The permission is a NECESSARY but NOT SUFFICIENT gate. Three conditions must all hold for a direct-reveal request to auto-execute:
- The caller holds
secret.reveal.direct(route-levelauth.Require). - The matched
policy_rulesrow hasdirect_reveal_allowed=true. - The matched environment's
kindisnon_prod.
If any one of these fails, the API returns 403 and the SPA shows an inline error. The dev endpoint never bypasses approval against a prod-classified env — the PolicyEngine zeroes direct_reveal_allowed=true server-side regardless of operator misconfig. See Project environments for the kind model and Policy templates for ready-to-paste rules.

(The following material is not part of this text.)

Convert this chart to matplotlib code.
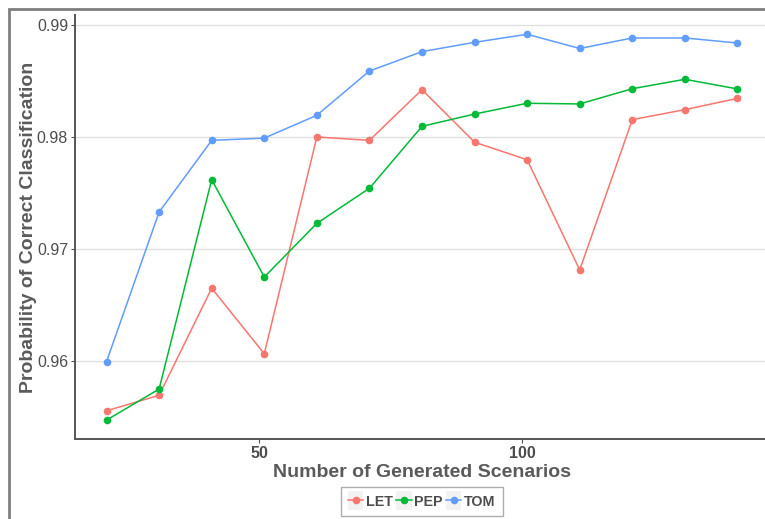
import matplotlib
matplotlib.use("Agg")
import matplotlib.pyplot as plt
from matplotlib.patches import Rectangle
from matplotlib.lines import Line2D
from matplotlib.legend_handler import HandlerLine2D

plt.rcParams['font.family'] = ['Liberation Sans', 'DejaVu Sans']

# Number of generated scenarios
scenarios = [21, 31, 41, 51, 61, 71, 81, 91, 101, 111, 121, 131, 141]

let_vals = [0.95556, 0.95694, 0.96650, 0.96065, 0.98000, 0.97970, 0.98422,
            0.97953, 0.97797, 0.96813, 0.98155, 0.98244, 0.98345]
pep_vals = [0.95473, 0.95750, 0.97619, 0.96750, 0.97229, 0.97542, 0.98095,
            0.98205, 0.98301, 0.98295, 0.98431, 0.98515, 0.98429]
tom_vals = [0.95995, 0.97330, 0.97970, 0.97990, 0.98194, 0.98589, 0.98762,
            0.98845, 0.98917, 0.98790, 0.98884, 0.98884, 0.98839]

series_names = ["LET", "PEP", "TOM"]
series_colors = ["#F8766D", "#00BA38", "#619CFF"]

x_ticks = [50, 100]
y_ticks = [0.96, 0.97, 0.98, 0.99]
y_tick_labels = ["0.96", "0.97", "0.98", "0.99"]

W, H = 765, 519
fig = plt.figure(figsize=(W / 100, H / 100), dpi=100)
fig.patch.set_facecolor("white")

# outer plot frame
fig.add_artist(Rectangle((9 / W, -0.1), 1.2, 1 - 9 / H + 0.1,
                         transform=fig.transFigure, fill=False,
                         edgecolor="#7f7f7f", linewidth=2.0, clip_on=False))

left, right, bottom, top = 75, 769, 439, 15
ax = fig.add_axes([left / W, 1 - bottom / H, (right - left) / W, (bottom - top) / H])
ax.set_facecolor("white")

for vals, name, col in zip([let_vals, pep_vals, tom_vals], series_names, series_colors):
    ax.plot(scenarios, vals, color=col, linewidth=1.1, marker="o",
            markersize=5.5, markeredgewidth=0, label=name, zorder=3)

ax.set_xlim(15, 147)
ax.set_ylim(0.95304, 0.99089)
ax.set_xticks(x_ticks)
ax.set_xticklabels([str(t) for t in x_ticks], fontweight="bold")
ax.set_yticks(y_ticks)
ax.set_yticklabels(y_tick_labels)
ax.tick_params(axis="x", colors="#4d4d4d", labelsize=11.5, length=3, width=0.8, pad=2)
ax.tick_params(axis="y", colors="#4d4d4d", labelsize=11.5, length=3, width=0.8, pad=2)
for lab in ax.get_xticklabels() + ax.get_yticklabels():
    lab.set_color("#4d4d4d")

ax.grid(axis="y", color="#dedede", linewidth=0.9)
ax.grid(axis="x", visible=False)
ax.set_axisbelow(True)

for s in ["top", "right"]:
    ax.spines[s].set_visible(False)
for s in ["left", "bottom"]:
    ax.spines[s].set_color("#555555")
    ax.spines[s].set_linewidth(1.4)

ax.set_xlabel("Number of Generated Scenarios", fontsize=14, fontweight="bold",
              color="#5a5a5a", labelpad=2)
ax.set_ylabel("Probability of Correct Classification", fontsize=14,
              fontweight="bold", color="#5a5a5a", labelpad=0)


class KeyHandler(HandlerLine2D):
    def create_artists(self, legend, orig_handle, xdescent, ydescent,
                       width, height, fontsize, trans):
        bg = Rectangle((-xdescent, -ydescent - 3), width, height + 6,
                       facecolor="#f2f2f2", edgecolor="none", transform=trans)
        arts = super().create_artists(legend, orig_handle, xdescent, ydescent,
                                      width, height, fontsize, trans)
        return [bg] + arts


handles = [Line2D([], [], color=c, linewidth=1.1, marker="o", markersize=5.5,
                  markeredgewidth=0) for c in series_colors]
leg = fig.legend(handles, series_names, loc="center",
                 bbox_to_anchor=((left + right) / 2 / W, 1 - 501.5 / H),
                 ncol=3, frameon=True, fontsize=10.3, handlelength=1.05,
                 handletextpad=0.2, columnspacing=0.25, borderpad=0.5,
                 handler_map={Line2D: KeyHandler(numpoints=1)})
leg.get_frame().set_edgecolor("#999999")
leg.get_frame().set_linewidth(1.0)
leg.get_frame().set_boxstyle("square", pad=0)
for t in leg.get_texts():
    t.set_fontweight("bold")
    t.set_color("#4d4d4d")

fig.savefig("out.png", dpi=100, facecolor="white")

Operators who want a stricter baseline can strip secret.reveal.direct from the developer role via the existing Roles admin endpoint — the rest of the developer surface (secret.request, audit.read) is unaffected.
What this page does NOT cover¶
- RBAC enforcement at the route level. Sidebar nav already hides admin pages without
team.edit/role.edit; route-level enforcement on the api lands in a follow-up. - Audit log forwarding to SIEM. The api emits structured slog JSON; pick that up with Fluent Bit / Vector and route to wherever.
- mTLS for agent ↔ api. Slice B of the workload-identity track replaces the static agent secret with a SPIFFE / IRSA-backed identity. Tracked separately from the user-auth series.
For the chart-side knobs (api.config.oidc.*, api.config.bootstrap.userId), see Configuration reference. For the underlying threat model + hard rules, see Threat model.